Females More Than Males:

•    Experiences of unrequited love.

•    Greater liking leading to better recall of what partner said.

•    Storge, Mania, and Pragma types of love.

Gender and Love (continued):

•      The exact reasons for these gender differences are unknown.

•      Possibly, they reflect a gender difference in what men and women are willing to report, rather than actual gender differences in love experiences.

•      Perhaps these findings indicate that love is more important to women than to men because of socialization practices, economic concerns, or both.

Men and Women

•      Women, on average, tend to experience stronger, more intense, and more volatile emotions than men do (Brody & Hall, 1993).

•      Men tend to have more romantic attitudes than women do and are more likely than women to think that if you love someone nothing else matters (Sprecher & Metts, 1989).

•      Women are more selective and fall in love less quickly than men do (Kendrick et al., 1990).

•      Men tend to be less discriminating and accept casual sex more.

•      Over time non-traditional couples may have greater companionate love for each other.

Age and Love:

•      It is difficult to examine the influence of age on love because age is associated with many other factors (such as having had more relationships and having had relationships that lasted longer).

•      The available research suggests the possibility that romanticism may have a curvilinear association with age, decreasing at first and then increasing.


•      Although it is difficult to tell whether changes in relationships are due to age versus experience and history, some evidence has been found for changes in relationships as a function of age.


•      In general, it seems that older people replace urgent, intense passion with more humor and a more mature outlook on love.

Personality and Love:

•      The role that self-esteem plays in people's love experiences has received a great deal of attention.

•      It now appears that people low in self-esteem do not react more positively to friendly overtures than do those high in self-esteem.

•      The evidence for the matching hypothesis (that people would be more attracted to those with a similar level of self-esteem) is mixed.

Personality and Love (continued):

•      Dion and Dion have conducted a series of studies on the relationship between love and various personality factors--including (1) self-esteem, (2) internal-external control, (3) defensiveness, and (4) self-actualization.

•      Their research suggests an important distinction between the confidence to pursue love relations and the need for these relations.

•      High levels of self-esteem, personal security, and independence appear to contribute to the former, while lower levels contribute to the latter.

Does Love Last?

•      The harsh truth is that, in general, romantic love decreases after people marry (Sprecher & Regan, 1998).

•      After just two years of marriage, spouses express affection only half as often as they did when they were first married (Huston & Chorost, 1994)!

•      Worldwide, divorces occur more often in the fourth year of marriage than any other time (Fisher, 1995).

Why Doesn’t Romantic Love Last?

•      Several reasons may be responsible for the decline in romantic love over time (Walster & Walster, 1978).

•      First, fantasy enhances romance.

•      Lovers tend to idealize their partners, at least until reality settles in.

•      Novelty also enhances excitement to new lovers.

•      Arousal fades as time passes.

•      Overall, the passionate component of love fades more quickly than intimacy or commitment (Acker & Davis, 1992).

So What Does the Future Hold?

•      Often, the love that leads people to marry is not the love that keeps them together decades later.

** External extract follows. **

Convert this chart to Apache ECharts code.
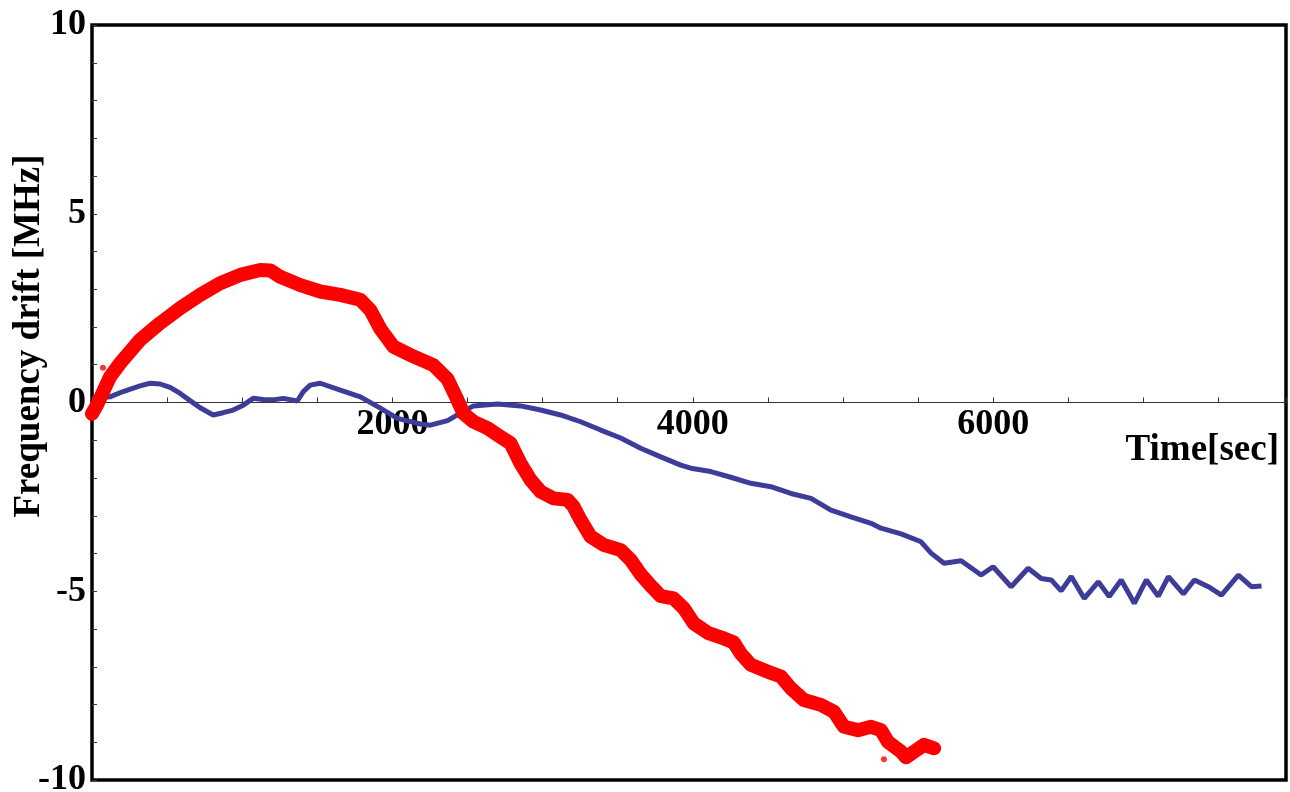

However, this is not necessarily bad news.

•      Companionate love is more stable than romantic love (Sprecher & Regan, 1998) and those who experience this kind of love express satisfaction in their relationships.


•     What does this suggest?

•    Enjoy passion, but don’t make it the foundation of your relationship.

•    Nurture a friendship with your lover.

•    Grab every opportunity to enjoy novel adventures with your spouse.